Was will die Preisträgerin damit zum Schluss sagen? Sie will ganz sicher nicht klagen. Aber sie will für Augenmaß und echte Eigenverantwortlichkeit anstatt des schnellen Rufs nach „Gerechtigkeit“ werben, die bei genauem Betrachten erst zu definieren ist. Die Krise hat uns gelehrt, dass der Anpassungsdruck mittlerweile so stark geworden ist, sodass wir nicht nur Produkte, sondern auch Strukturen und Organisationsformen permanent überdenken müssen. Dass nichts so bleibt, wie es ist.

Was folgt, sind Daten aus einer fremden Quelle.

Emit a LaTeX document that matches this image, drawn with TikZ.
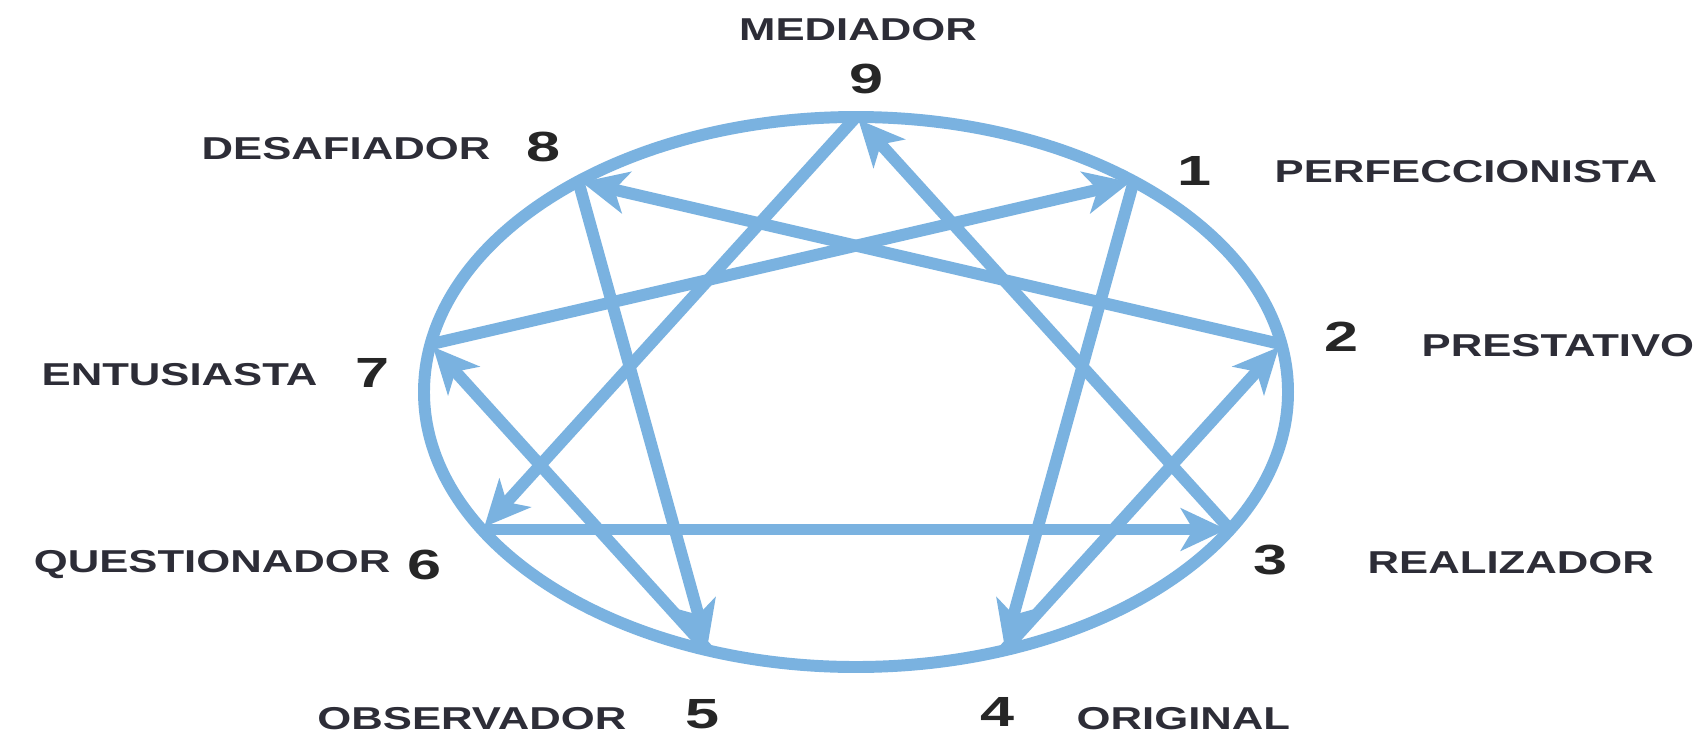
\documentclass[tikz,border=0pt]{standalone}
\usepackage{fontspec}
\usepackage{xcolor}
\usetikzlibrary{arrows.meta, calc}
\newfontfamily\typefont[FakeStretch=1.38]{Liberation Sans Bold}
\newfontfamily\digitfont[FakeStretch=1.45]{Liberation Sans Bold}
\definecolor{enneablue}{RGB}{122,178,224}
\definecolor{typegray}{RGB}{45,45,55}

\begin{document}
\begin{tikzpicture}[>={Stealth[length=13pt, width=12pt, inset=3.5pt]},
  ring/.style={draw=enneablue, line width=3.4pt},
  link/.style={draw=enneablue, line width=3.4pt, shorten >=1pt},
  digit/.style={font=\digitfont\fontsize{12}{12}\selectfont, text=black!85, inner sep=0pt},
  tname/.style={font=\typefont\fontsize{9}{9}\selectfont, text=typegray, inner sep=0pt}]
  \fill[white] (0,0) rectangle (17.04,7.41);
  \coordinate (c) at (8.56,3.49);
  \foreach \n/\a in {9/90,1/50,2/10,3/-30,4/-70,5/-110,6/-150,7/170,8/130}
    \coordinate (p\n) at ($(c)+(\a:4.32 and 2.75)$);
  \draw[ring] (c) ellipse [x radius=4.32, y radius=2.75];
  \foreach \s/\t in {9/6,6/3,3/9,1/4,4/2,2/8,8/5,5/7,7/1}
    \draw[link, ->] (p\s) -- (p\t);

  \node[digit] (n9) at (8.66,6.62) {9};
  \node[digit] (n1) at (11.94,5.70) {1};
  \node[digit] (n2) at (13.41,4.04) {2};
  \node[digit] (n3) at (12.70,1.81) {3};
  \node[digit] (n4) at (9.97,0.29) {4};
  \node[digit] (n5) at (7.02,0.27) {5};
  \node[digit] (n6) at (4.24,1.76) {6};
  \node[digit] (n7) at (3.72,3.68) {7};
  \node[digit] (n8) at (5.43,5.94) {8};

  \node[tname] (t9) at (8.58,7.11) {MEDIADOR};
  \node[tname, anchor=west] (t1) at (12.74,5.69) {PERFECCIONISTA};
  \node[tname, anchor=west] (t2) at (14.21,3.95) {PRESTATIVO};
  \node[tname, anchor=west] (t3) at (13.67,1.78) {REALIZADOR};
  \node[tname, anchor=west] (t4) at (10.76,0.22) {ORIGINAL};
  \node[tname, anchor=east] (t5) at (6.27,0.22) {OBSERVADOR};
  \node[tname, anchor=east] (t6) at (3.91,1.76) {QUESTIONADOR};
  \node[tname, anchor=east] (t7) at (3.18,3.66) {ENTUSIASTA};
  \node[tname, anchor=east] (t8) at (4.91,5.92) {DESAFIADOR};
\end{tikzpicture}
\end{document}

Benehmen wir uns aber auch danach? Vermitteln wir den Menschen ausreichend, wie groß die Bereitschaft sein muss, um im Weltmarkt mithalten zu können? – Mich beschleicht eher das Gefühl, dass wir uns gern an der gegenwärtigen Konjunktur berauschen. Worte wie „Realwirtschaft“ oder „Mittelstand“ sind beliebt, da sie das Gegenteil einer windigen Finanzwirtschaft zu garantieren scheinen – die „gute“ Wirtschaft eben. Aber wenn ich nachdenke, was wir konkret tun, um dieser mittelständischen Wirtschaft das ohnehin härter werdende Geschäft zu erleichtern, ihr Steine aus dem Weg zu rollen, werde ich trotz meines guten Willens verhalten, werde ich still.

70 Jahre nach dem Ende des Zweiten Weltkriegs möchte ich daher heute nicht den Geist des Wirtschaftswunders beschwören. Aber etwas von damals – die Lust, dieses Land nach vorn zu entwickeln, etwas zu gestalten – täte uns gut. Und auch von jener Demut, die Krieg und Vertreibung damals gelehrt haben: Dass es ein ungeheures Privileg ist, in diesem Teil der Welt geboren zu sein, in Zeiten des Friedens und Wohlstands. Dies sollte uns angesichts der gegenwärtigen Flüchtlingskrise jeden Tag aufs Neue vor Augen stehen: Dass wir uns anstrengen und stolz auf das Erreichte sein müssen – auch um jenen zu helfen, die sich nicht aus eigener Kraft helfen können.

„Du kannst es schaffen!“, muss unsere Maxime sein. „Du kannst als Philologin einen Maschinenbau-Konzern führen, und du kannst dann irgendwann auch den Ludwig-Erhard-Preis für Wirtschaftspublizistik bekommen!“ In diesem Sinne wünsche ich uns, dass Deutschland den Weg der Sozialen Marktwirtschaft in Zukunft erfolgreich weitergehen kann. Ich danke Ihnen herzlich – und nehme den Preis sehr gern an!

Neben Dr. Nicola Leibinger-Kammüller wurde auch Claus Döring, Chefredakteur der Börsen-Zeitung, mit dem Ludwig-Erhard-Preis für Wirtschaftspublizistik 2015 ausgezeichnet.